Willenserklärung
Gilt Schweigen als Zustimmung?
Ganz allgemein besteht ein Rechtsgeschäft aus Willenserklärungen – die zumeist durch einen Vertrag dokumentiert werden –, welche auf die Herbeiführung von Rechtsfolgen gerichtet sind. Grundsätzlich werden die Willenserklärungen zweier Vertragsparteien benötigt, um Rechtsfolgen auszulösen. In bestimmten Fällen genügt dafür sogar eine einzige Willenserklärung. Es gilt das Prinzip der Privatautonomie, weshalb aus den Willenserklärungen grundsätzlich auch nur eine von den Parteien gewollte Rechtsfolge resultiert. In Ausnahmefällen kann eine Partei jedoch auch gegen ihren Willen an einen Vertrag gebunden sein, beispielsweise wenn diese die Willenserklärung zumindest fahrlässig gesetzt hat.
Arten der Willenserklärung
Es gibt unterschiedliche Arten von Willenserklärungen: die schlüssige, die stillschweigende oder die konkludente Willenserklärung. Bei der konkludenten Willenserklärung wird der Erklärungswert nicht durch Worte oder aus einem bestimmten Verhalten, sondern aus den allgemeinen Begleitumständen geschlossen. Es ist dabei aber streng darauf zu achten, dass die Handlung der Verkehrssitte, den üblichen Gebräuchen oder Gewohnheiten entspricht und somit eindeutig in eine bestimmte Richtung verstanden werden kann. Eine konkludente Willenserklärung kann auch durch Unterlassung – beispielsweise durch Schweigen – ausgelöst werden. Dabei darf aber das Schweigen generell nicht als Zustimmung gewertet werden, da diesem kein Erklärungswert beigemessen werden kann. Schweigen gilt also ganz grundsätzlich nicht als Zustimmung. In ganz bestimmten Konstellationen kann Schweigen jedoch als Zustimmung gewertet werden. Dies allerdings nur dann, wenn aufgrund einer Sonderrechtsbeziehung (ständige Geschäftsbeziehung, vorvertragliche Schuldverhältnisse) eine Pflicht zum Widerspruch besteht, wenn es bis jetzt zwischen den Parteien so üblich war oder wenn das Rechtsgeschäft dem Schweigenden ausschließlich Vorteile bringt.

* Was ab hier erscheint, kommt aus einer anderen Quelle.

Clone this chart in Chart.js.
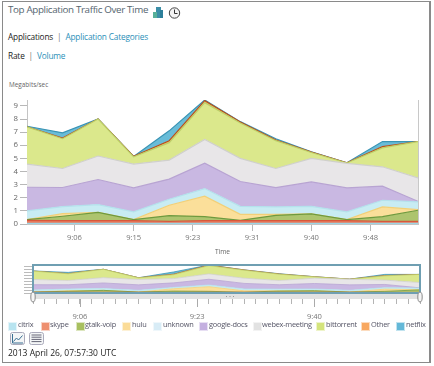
<!DOCTYPE html>
<html><head><meta charset="utf-8">
<style>
html,body{margin:0;padding:0;background:#fff;width:434px;height:366px;overflow:hidden;font-family:"Open Sans",sans-serif}
#frame{position:absolute;left:2px;top:1px;width:426px;height:360px;border:1px solid #8a8a8a;border-width:1px 2px 1px 1px}
.t{position:absolute;white-space:nowrap;line-height:1}
.sw{position:absolute;top:322px;width:7px;height:7px;border:1px solid rgba(255,255,255,.6)}
canvas{position:absolute;display:block}
a{color:#2a8fb8}
</style></head><body>
<div id="frame"></div>
<div class="t" style="left:8px;top:5px;font-size:9.8px;letter-spacing:-.35px;color:#55656f">Top Application Traffic Over Time</div>
<svg style="position:absolute;left:152px;top:6px" width="32" height="14" viewBox="0 0 32 14">
<rect x="4" y="1" width="5" height="11" fill="#3c8fa8"/><rect x="1" y="6" width="4" height="6" fill="#58b09a"/><rect x="8" y="4" width="3" height="8" fill="#2c7f9a"/>
<circle cx="22.5" cy="7" r="5.2" fill="#f4f4f4" stroke="#444" stroke-width="1"/><path d="M22.5 3.5V7.5H25.5" stroke="#333" fill="none"/>
</svg>
<div class="t" style="left:8px;top:33px;font-size:8.3px;letter-spacing:-.18px;color:#222">Applications &nbsp;<span style="color:#777">|</span>&nbsp; <a>Application Categories</a></div>
<div class="t" style="left:8px;top:52px;font-size:8.3px;letter-spacing:-.18px;color:#222">Rate &nbsp;<span style="color:#777">|</span>&nbsp; <a>Volume</a></div>
<div class="t" style="left:9px;top:82px;font-size:6.4px;color:#666">Megabits/sec</div>
<canvas id="main" width="434" height="170" style="left:0;top:90px;width:434px;height:170px"></canvas>
<canvas id="over" width="434" height="62" style="left:0;top:258px;width:434px;height:62px"></canvas>
<div id="legend"></div>
<svg style="position:absolute;left:10px;top:332px" width="34" height="13" viewBox="0 0 34 13">
<rect x=".5" y=".5" width="14" height="12" rx="2" fill="#f4f6f7" stroke="#aab"/><path d="M2.5 2V11H13M3.5 9.5L6.5 6L8.5 8L12.5 3.5" stroke="#3a6f92" fill="none"/>
<rect x="19.5" y=".5" width="14" height="12" rx="2" fill="#f4f6f7" stroke="#aab"/><path d="M21.5 3H31.5M21.5 5.2H31.5M21.5 7.4H31.5M21.5 9.6H31.5" stroke="#667"/>
</svg>
<div class="t" style="left:8px;top:349px;font-size:8.5px;color:#222">2013 April 26, 07:57:30 UTC</div>
<script src="https://cdn.jsdelivr.net/npm/chart.js@4/dist/chart.umd.min.js"></script>
<script>
// minutes after 9:00
const minutes=[0,5,10,15,20,25,30,35,40,45,50,55];
const xTickMinutes=[6.67,15,23.33,31.67,40,48.33];
const xTickLabels=["9:06","9:15","9:23","9:31","9:40","9:48"];
const overviewMajor=[6.67,23.33,40];
const overviewLabels=["9:06","9:23","9:40"];
const seriesNames=["citrix","skype","gtalk-voip","hulu","unknown","google-docs","webex-meeting","bittorrent","Other","netflix"];
const citrix=[.05,.05,.05,.05,.05,.05,.05,.05,.05,.05,.05,.05];
const skype=[.23,.2,.2,.2,.15,.2,.2,.2,.2,.2,.15,.15];
const gtalk=[.05,.34,.64,.08,.44,.31,.03,.41,.52,.08,.36,.85];
const hulu=[0,.2,0,0,.79,1.56,.46,.08,0,0,.74,.05];
const unknown=[.67,.54,.59,.59,.46,.58,.61,.56,.58,.59,.51,.58];
const googleDocs=[1.8,1.45,1.91,1.83,1.53,1.94,1.89,1.48,1.86,1.83,1.07,.05];
const webex=[1.77,1.45,1.79,1.82,1.45,1.81,1.76,1.45,1.79,1.87,1.48,1.79];
const bittorrent=[2.83,2.27,2.82,.55,1.33,2.8,2.7,2.12,.45,.03,1.44,2.76];
const other=[0,.05,0,.03,.15,.15,.08,.05,.03,.02,.1,0];
const netflix=[.05,.4,0,0,.75,.05,.02,.1,.02,0,.38,0];
const seriesValues=[citrix,skype,gtalk,hulu,unknown,googleDocs,webex,bittorrent,other,netflix];
const fills=["#b8e4f0","#e87a5c","#adc46e","#fbdf9a","#c8ecf3","#c9b8e2","#e8e6e8","#dbe88c","#f8ac68","#68bcd8"];
const lines=["#9cd6e6","#d8583c","#6f9a3e","#f2d078","#b4e2ec","#b8a4d2","#d0d0cc","#bcd068","#b8501c","#3a94b4"];
const swatches=["#b8e4f0","#ee9070","#a8c060","#fbdc98","#d8ecf6","#c4b0e0","#e2e2e2","#d4e47c","#f8a860","#64b8d8"];
const legendLeft=[8,41,76,122,153,199,253,316,361,396];
const legendText=[18,50,85,132,163,209,262,326,371,406];

const lg=document.getElementById('legend');
seriesNames.forEach((n,i)=>{
 const s=document.createElement('div');s.className='sw';s.style.left=legendLeft[i]+'px';s.style.background=swatches[i];lg.appendChild(s);
 const t=document.createElement('div');t.className='t';t.textContent=n;t.style.cssText=`left:${legendText[i]}px;top:321px;font-size:7.4px;letter-spacing:-.25px;color:#556`;lg.appendChild(t);
});
const makeSets=(bw)=>seriesNames.map((n,i)=>({label:n,data:minutes.map((m,j)=>({x:m,y:seriesValues[i][j]})),
 backgroundColor:fills[i],borderColor:lines[i],borderWidth:bw,pointRadius:0,tension:0,fill:i===0?'origin':'-1'}));
Chart.defaults.font.family='"Open Sans",sans-serif';

const mainDecor={id:'mainDecor',afterDraw(c){const g=c.ctx,a=c.chartArea;g.save();g.strokeStyle='#c8c8c8';g.lineWidth=1;
 g.beginPath();g.moveTo(a.right+.5,a.top);g.lineTo(a.right+.5,a.bottom);g.stroke();g.restore();}};
new Chart(document.getElementById('main'),{type:'line',data:{datasets:makeSets(1.2)},plugins:[mainDecor],options:{
 responsive:false,animation:false,events:[],
 layout:{padding:{top:10,right:16,bottom:0,left:0}},
 plugins:{legend:{display:false},tooltip:{enabled:false},title:{display:false}},
 scales:{
  x:{type:'linear',min:0,max:55,
   afterFit(s){s.height=36;},
   afterBuildTicks(s){s.ticks=xTickMinutes.map(v=>({value:v}));},
   ticks:{autoSkip:false,maxRotation:0,padding:2,color:'#777',font:{size:7.6},callback:v=>xTickLabels[xTickMinutes.indexOf(v)]},
   grid:{drawOnChartArea:false,tickLength:7,color:'#b8b8b8'},border:{color:'#c4c4c4'},
   title:{display:true,text:'Time',color:'#666',font:{size:6.6},padding:{top:0,bottom:4}}},
  y:{stacked:true,min:0,max:9.45,
   afterFit(s){s.width=27;},
   afterBuildTicks(s){s.ticks=[0,1,2,3,4,5,6,7,8,9].map(v=>({value:v}));},
   ticks:{padding:2,color:'#666',font:{size:7.8}},
   grid:{drawOnChartArea:false,tickLength:7,color:'#b8b8b8'},border:{color:'#c4c4c4'}}
 }}});

const overDecor={id:'overDecor',
 afterDraw(c){const g=c.ctx,a=c.chartArea,xs=c.scales.x;g.save();
 g.fillStyle='#e2e2e2';g.fillRect(a.left,a.bottom+1,a.right-a.left,5);
 g.strokeStyle='#6f9fb2';g.lineWidth=2;g.strokeRect(a.left,a.top,a.right-a.left,a.bottom-a.top);
 g.strokeStyle='#aaa';g.lineWidth=1;
 overviewMajor.forEach(m=>{const p=Math.round(xs.getPixelForValue(m))+.5;g.beginPath();g.moveTo(p,a.bottom+6);g.lineTo(p,a.bottom+14);g.stroke();});
 g.fillStyle='#999';[226,229.5,233].forEach(p=>g.fillRect(p,a.bottom+3,1,1));
 g.strokeStyle='#888';g.fillStyle='#f6f6f6';
 [a.left,a.right].forEach(p=>{g.beginPath();g.ellipse(p,a.bottom+4,2.2,5,0,0,Math.PI*2);g.fill();g.stroke();});
 g.restore();}};
new Chart(document.getElementById('over'),{type:'line',data:{datasets:makeSets(.8)},plugins:[overDecor],options:{
 responsive:false,animation:false,events:[],
 layout:{padding:{top:7,right:14,bottom:0,left:0}},
 plugins:{legend:{display:false},tooltip:{enabled:false}},
 scales:{
  x:{type:'linear',min:0,max:55,
   afterFit(s){s.height=27;},
   afterBuildTicks(s){const t=[];for(let k=0;k<=33;k++)t.push({value:k*5/3});s.ticks=t;},
   ticks:{autoSkip:false,maxRotation:0,padding:8,color:'#777',font:{size:7.6},
    callback:(v)=>{const i=overviewMajor.findIndex(m=>Math.abs(m-v)<.02);return i<0?'':overviewLabels[i];}},
   grid:{drawOnChartArea:false,tickLength:11,color:'#b4b4b4',offset:false},border:{display:false}},
  y:{stacked:true,min:0,max:9.45,
   afterFit(s){s.width=33;},
   afterBuildTicks(s){s.ticks=[0,1,2,3,4,5,6,7,8,9].map(v=>({value:v}));},
   ticks:{display:false},grid:{drawOnChartArea:false,tickLength:9,color:'#bbb'},border:{display:false}}
 }}});
</script>
</body></html>
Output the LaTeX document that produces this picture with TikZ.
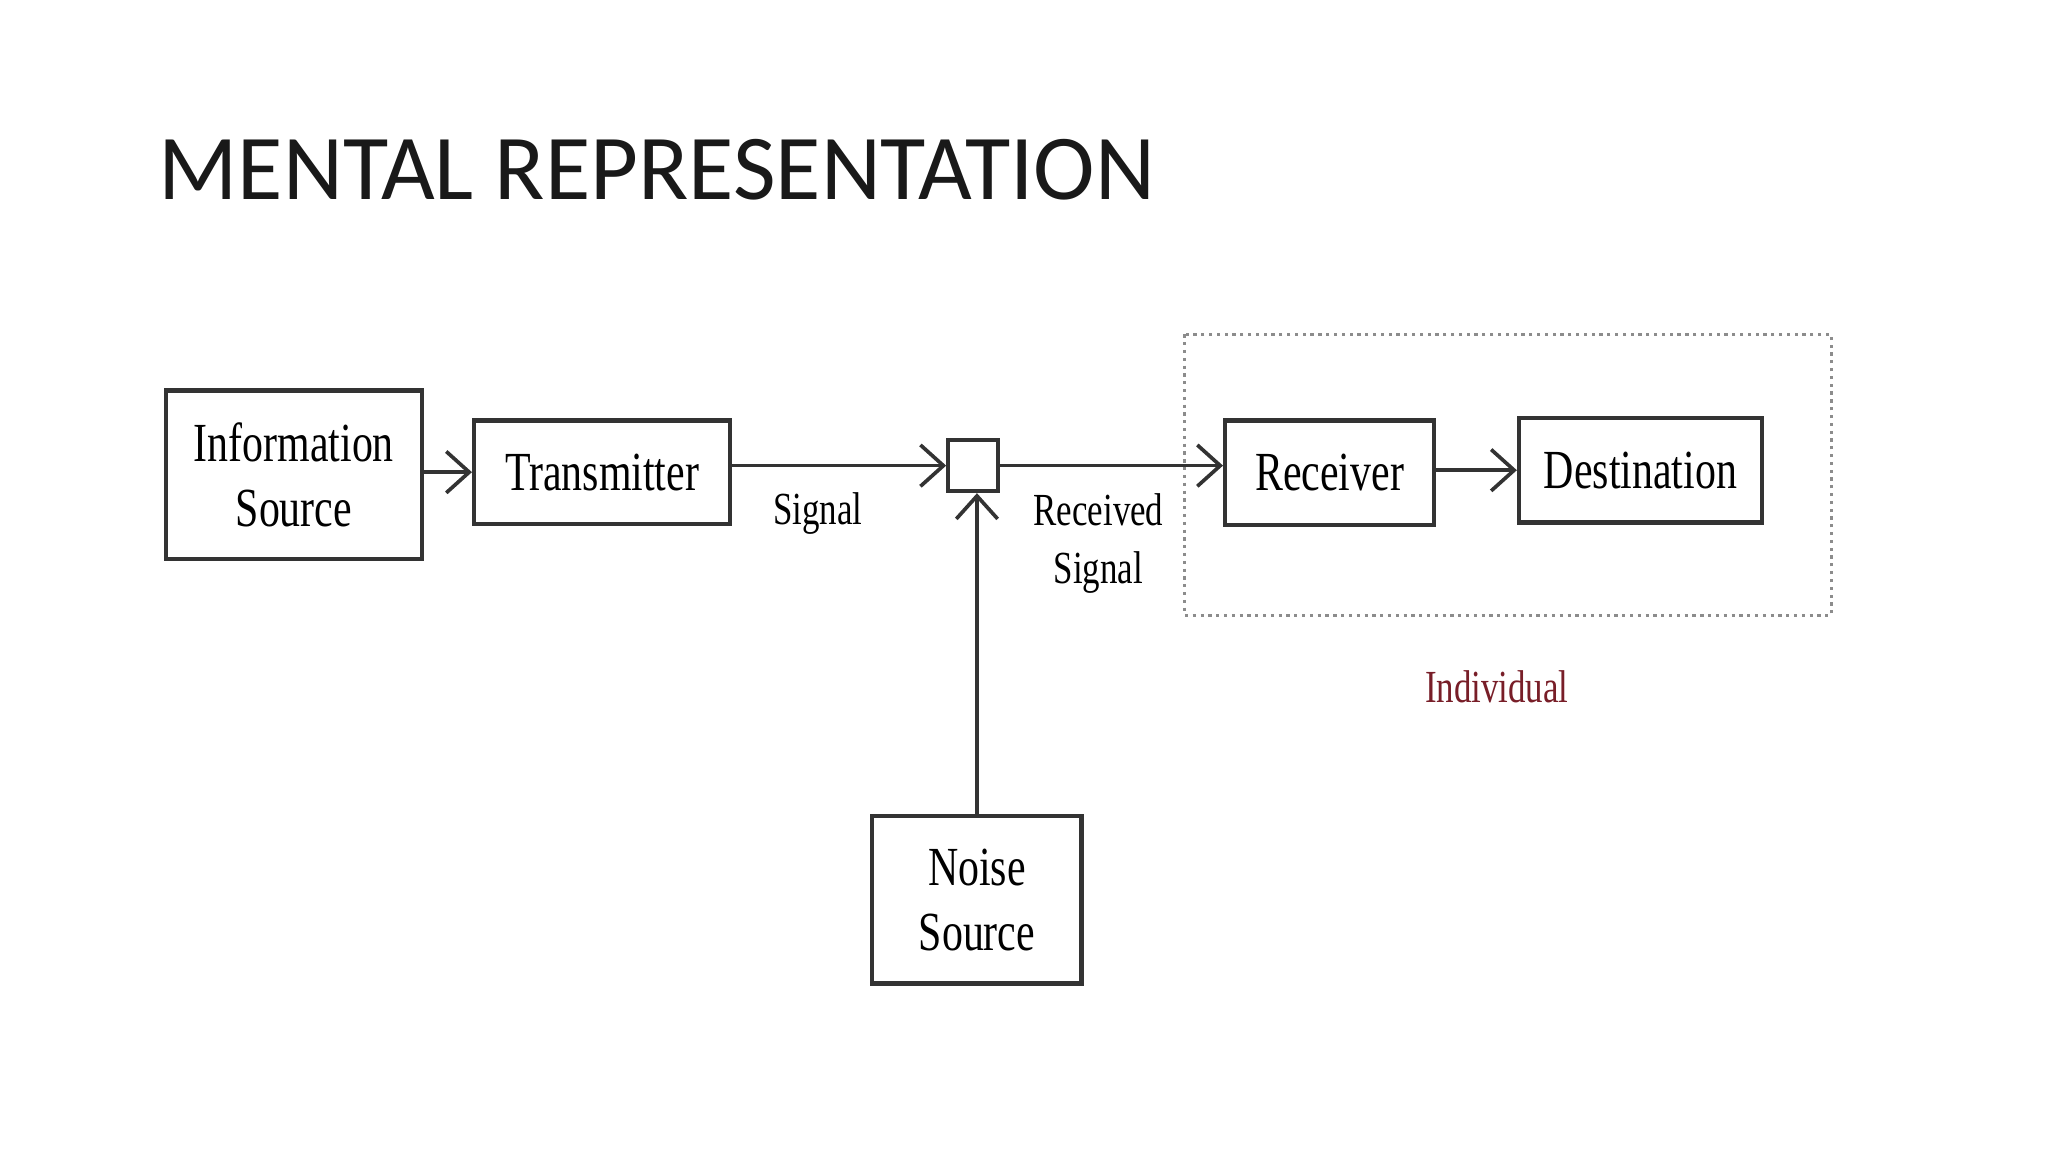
\documentclass[tikz,border=0pt]{standalone}
\usepackage{fontspec}
\setmainfont{Liberation Serif}
\newfontfamily\diag[FakeStretch=0.76]{Liberation Serif}
\newfontfamily\ttl{Carlito}
\usetikzlibrary{arrows.meta}
\definecolor{indred}{RGB}{120,30,40}
\tikzset{
  blk/.style={draw=black!80, line width=0.9pt, font=\diag\fontsize{12}{14}\selectfont, align=center, inner sep=0pt},
  con/.style={draw=black!80, line width=0.8pt, -{Straight Barb[length=5pt,width=9pt]}},
  lbl/.style={font=\diag\fontsize{10}{12.5}\selectfont, align=center}
}
\begin{document}
\begin{tikzpicture}[x=0.01cm,y=-0.01cm]
\useasboundingbox (0,0) rectangle (1568,882);
\node[anchor=west, font=\ttl\fontsize{20.2}{24}\selectfont, text=black!90] (title) at (109,130) {MENTAL REPRESENTATION};
\draw[draw=black!45, line width=0.7pt, densely dotted] (907,256) rectangle (1402,471);
\node[blk, minimum width=1.96cm, minimum height=1.29cm] (info) at (225,363.5) {Information\\Source};
\node[blk, minimum width=1.96cm, minimum height=0.79cm] (tx) at (461,361.5) {Transmitter};
\node[draw=black!80, line width=0.9pt, minimum width=0.38cm, minimum height=0.39cm, inner sep=0pt] (mix) at (745,356.5) {};
\node[blk, minimum width=1.60cm, minimum height=1.28cm] (noise) at (748,689) {Noise\\Source};
\node[blk, minimum width=1.60cm, minimum height=0.80cm] (rx) at (1018,362) {Receiver};
\node[blk, minimum width=1.86cm, minimum height=0.80cm] (dest) at (1256,360) {Destination};
\node[lbl] (sig) at (626,393) {Signal};
\node[lbl] (rsig) at (841,416) {Received\\Signal};
\node[lbl, text=indred] (ind) at (1146,526) {Individual};
\draw[con] (info.east |- tx) -- (tx.west);
\draw[con] (tx.east |- mix) -- (mix.west);
\draw[con] (noise.north) -- (noise.north |- mix.south);
\draw[con] (mix.east) -- (rx.west |- mix);
\draw[con] (rx.east |- dest) -- (dest.west);
\end{tikzpicture}
\end{document}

OGH 24. 03. 2021, 3 Ob 27/21y
Mit dem Thema, dass Schweigen als Zustimmung gewertet werden kann, beschäftigte sich der OGH in seiner Entscheidung 3 Ob 27/21y. Im Anlassfall beauftragte die Klägerin (AG) die Beklagte (AN) mit Bauarbeiten. Der Schätzungsanschlag betrug dabei 125.900 Euro. Nach Beginn der Arbeiten übermittelte die Beklagte der Klägerin per Mail eine genaue Kalkulation der Mehrleistungen im Ausmaß von 36.817 Euro, welche aus den – zwischenzeitlich geklärten – Unklarheiten bezüglich Planung und Statik resultierten. Die Beklagte führte dabei weiter aus, dass es zu keinerlei unbekannten Kosten oder Überraschungen während der Ausführungsphase kommen wird. Die Klägerin trat nach Erhalt der Mail nicht vom Vertrag zurück, sondern beglich die entsprechende Rechnung. Das Berufungsgericht beurteilte den Sachverhalt wie folgt: Das Mail der Beklagten sei so zu verstehen gewesen, dass diese die Richtigkeit des erhöhten Kostenvoranschlags gemäß § 1170a ABGB garantiere. Auch habe die Klägerin durch das Begleichen der Rechnung und das Nicht-Zurücktreten vom Vertrag die Mehrkosten schlüssig akzeptiert. Dies sei auch nach Ansicht des Obersten Gerichtshofs nicht korrekturbedürftig. Im konkreten Fall war daher – nach Ansicht des Berufungsgerichts – die Zahlung der Teilrechnung durch die Klägerin als schlüssige Zustimmung zu den ihr bekanntgegebenen Mehrkosten zu verstehen, da die Erklärung der Beklagten ausschließlich mit Vorteilen für die Klägerin verbunden war, da die Beklagte im E-Mail die Richtigkeit des (erhöhten) Kostenvoranschlags garantierte. Folglich war in dieser besonderen Konstellation das Schweigen der Klägerin hierzu – in Abweichung von der Grundregel, dass Schweigen auf ein Vertragsanbot prinzipiell weder Annahme noch Ablehnung, sondern überhaupt keine Willenserklärung darstellt – als Zustimmung zu werten.
Fazit
Um Rechtssicherheit zu haben, ist im Zweifel eine Willenserklärung dem Schweigen jedenfalls vorzuziehen.